L'élément négligé est l'absence d'un marché du travail légal suffisamment vaste pour les immigrés peu qualifiés. La racine de leur aliénation, leur plongée dans une économie irrégulière et criminelle et leur méfiance à l'égard des institutions et de la démocratie ne résideraient-elles pas là ?
En matière de réglementation du marché du travail, les travailleurs nationaux ont revendiqué à la fin des années 1960 sous l'égide de l'État une protection par le biais d'un instrument à l'efficacité douteuse, mais certainement capable de réduire les opportunités d'autres. Dans les années 1970, la corrélation entre les augmentations conséquentes du salaire minimum réel et l’effondrement de la demande de travail non qualifié fut claire. Par la suite, la plupart des enfants d'immigrés africains n'ont pas été en mesure de trouver des opportunités d'emploi légales avant un âge adulte avancé.
Le cœur du problème est l'absence d'un marché du travail légal large pour les immigrés, principalement à cause du salaire minimum. Dans les années 1970, les dirigeants français, tels André Méric, vice-président de gauche du Sénat, ou Edouard Bonnefous, ancien ministre et futur académicien, étaient conscients que les hausses proposées du salaire minimum décimeraient l'emploi des immigrés.
Ce qu’ils n’anticipaient pas était que ces immigrés resteraient en France, subsistant dans une économie alimentée par les subventions et allocations, les extorsions, les vols, la contrebande et d'autres activités illégales. Dans un monde idéal, ceux qui restaient en France auraient lutté pour acquérir des compétences à même de renforcer leur employabilité. Beaucoup l'ont fait, mais pour beaucoup d’autres, l'effet inverse s'est produit : à mesure que leurs quartiers étaient envahis par le crime et la violence, le marché de l'emploi formel devenait de plus en plus inaccessible.
La violence est contagieuse.
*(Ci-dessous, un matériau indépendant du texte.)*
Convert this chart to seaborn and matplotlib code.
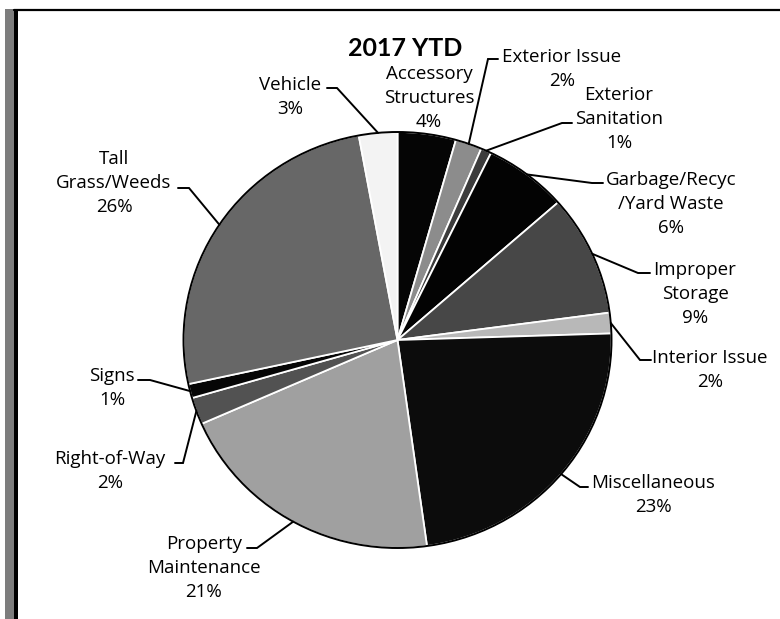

Celle engendrée par des populations détachées du marché régulier a vocation à se propager dans toute la société. Les événements récents ont été si destructeurs parce que des jeunes sans antécédent migratoire pertinent et avec une meilleure intégration socio-économique ont eux aussi été happés par cette violence. Ce sont les Kevin et les Matteo de M. Darmanin.
Le problème en jeu est l'échec de l’action publique en général. Il est essentiel que le gouvernement cesse d’interférer avec un marché libre du travail, qui seul peut permettre aux immigrés de trouver des emplois légaux. À ce stade, il est également nécessaire de légaliser les drogues douces pour démanteler les réseaux criminels qui prospèrent dans ce commerce. En substance, les interventions excessives de l'État ont nui de manière disproportionnée aux plus vulnérables, alimentant les flammes du chaos social et politique.